When does maturity kick in, and why does it have a way of pulling us away from vulnerability?
Today I spend too much time in my car, and would not give up on AC for the world. My house is my temple, and only my closest friends and family can enter. I’m the guard of the hopes and dreams of my children showing them the beauty of the world, but often having trouble explaining to them its dynamics and injustice.
We all started full of hope, and eventually find ourselves filled with fear, but I often believe that the vision I used to have of humankind was better than the one I have now.

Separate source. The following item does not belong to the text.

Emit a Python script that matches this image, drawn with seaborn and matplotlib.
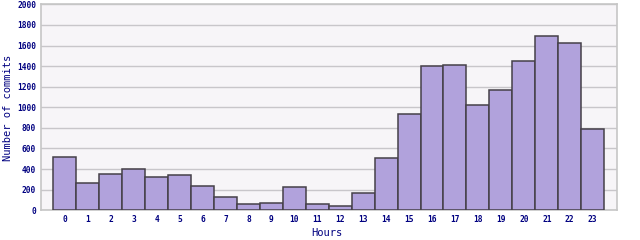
import matplotlib
matplotlib.use("Agg")
import matplotlib.pyplot as plt
import seaborn as sns
import pandas as pd

hours = [str(h) for h in range(24)]
commits = [514, 262, 350, 398, 320, 340, 233, 126, 58, 68, 223, 58,
           39, 165, 505, 932, 1398, 1408, 1019, 1165, 1447, 1689, 1621, 786]
y_ticks = [0, 200, 400, 600, 800, 1000, 1200, 1400, 1600, 1800, 2000]

df = pd.DataFrame({"Hours": hours, "Commits": commits})

sns.set_style("white")
plt.rcParams['font.family'] = ['DejaVu Sans Mono', 'DejaVu Sans']

fig = plt.figure(figsize=(6.4, 2.4), dpi=100)
ax = fig.add_axes([0.0641, 0.124, 0.8992, 0.858])
ax.set_facecolor("#f7f5f8")

sns.barplot(data=df, x="Hours", y="Commits", color="#b1a2dc", saturation=1,
            width=1.0, edgecolor="#454048", linewidth=1.1, ax=ax, zorder=3)

ax.set_ylim(0, 2000)
ax.set_xlim(-1.04, 24.04)
ax.set_yticks(y_ticks)
ax.yaxis.grid(True, color="#c8c6ca", linewidth=1.0, zorder=0)
ax.set_axisbelow(True)
ax.tick_params(axis="both", length=0, pad=3.5, labelsize=5.7, labelcolor="#000080")
for lab in ax.get_xticklabels() + ax.get_yticklabels():
    lab.set_fontweight("bold")

ax.set_xlabel("Hours", fontsize=7.5, color="#000080", va="center")
ax.set_ylabel("Number of commits", fontsize=7.5, color="#000080", va="center")
ax.xaxis.set_label_coords((327 - 41) / 575.5, -(233 - 210.3) / 206)
ax.yaxis.set_label_coords(-(41 - 7.5) / 575.5, (210.3 - 108) / 206)

for s in ax.spines.values():
    s.set_color("#c6c6c6")
    s.set_linewidth(1.2)

fig.savefig("out.png", dpi=100, facecolor="white")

I remember how I felt back in September if 2017 after going through Irma and the earthquake in Mexico. Vulnerability made me a better person, but it was such a hard stage in my life as well. I’ve been reading ‘Becoming Wise’ by Krista Tippet, and this quote really resonated with me:
‘I’m waiting for the time the world becomes too vulnerable and say, we all have to stop. We all have to share. We have to make sure there’s enough food for everyone. We can teach each one our ways, we can share our dreams and hopes, but we can’t kill each other. And we can’t despoil the world as we are doing.’
It has to start with the way we raise our children. We can’t just throw at them a screen. I’m so surprised to see so many little children at restaurants plugged into cartoons, not engaging in conversations. We need to raise our children as human beings who care for the world, troubled as it is, and are aware, and participate on this dialogue.
I don’t have answers yet, but I know every answer starts with a question, and vulnerability is a key element for change that is available to all of us on our daily interactions with the world.
The best lesson I’ve learned from engaging in good conversations with great people with huge impact in the world, is that regardless of status, power or money, we are all looking for points of connection, and there’s no connection without vulnerability.